The Mosquito will be installed in the main pedestrian area of the Westgate Centre following complaints from shop owners and nearby residents that groups are gathering and causing trouble. The system will only be turned on at specific times to target problem periods and the majority of people over 30 can only just hear the noise, if at all, due to natural age-related hearing loss. The high frequency also means the noise is unable to penetrate solid objects so won't be heard outside the premises.
“The system is already widely used by police and local authorities around the UK but this is the first time it will be installed in North Oxfordshire,” explains PC Simon Towers, Anti-Social Behaviour Manager for the West Oxfordshire Community Safety Partnership. “It has received great results elsewhere in the fight against anti-social behaviour so we are hopeful it will have the desired effect in tackling one of Chipping Norton's Neighbourhood top priorities.”

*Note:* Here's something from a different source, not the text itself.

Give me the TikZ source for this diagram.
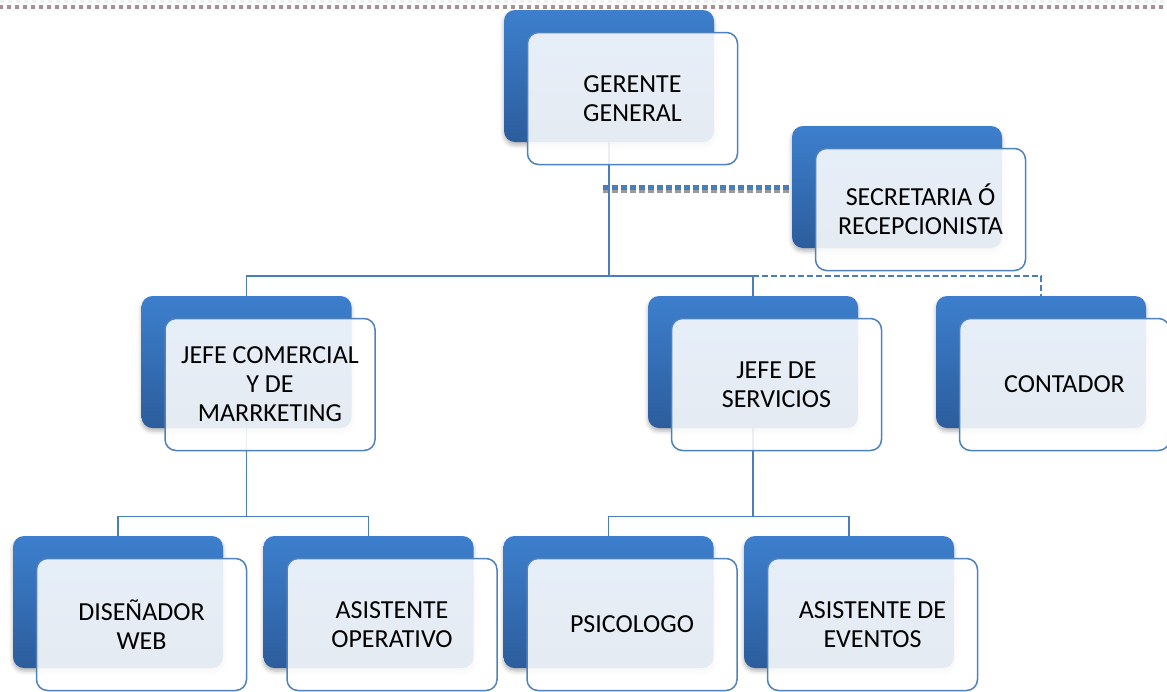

One of the businesses expected to benefit from the installation of the Mosquito Unit is the Co-op Supermarket. PR Manager for the Midcounties Co-operative, Adrian Barradell said: “We are aware that young people hanging about the entrance area to the shopping centre have, in the past, been off putting for our customers. We welcome the installation of the Mosquito Unit and hope it will reassure people, especially those visiting the store in the dark winter evenings. The key thing about the Mosquito is that it can be activated as and when it is required and it has been shown to be a useful tool in tacking anti-social behaviour.”
The Chipping Norton Neighbourhood Action Group held its annual review of priorities at the end of last month with a total of 320 members of the public being surveyed regarding their concerns about safety and quality of life. The results have been calculated and 'youths hanging around' remains one of the top three priorities for the Group to tackle over the next 12 months.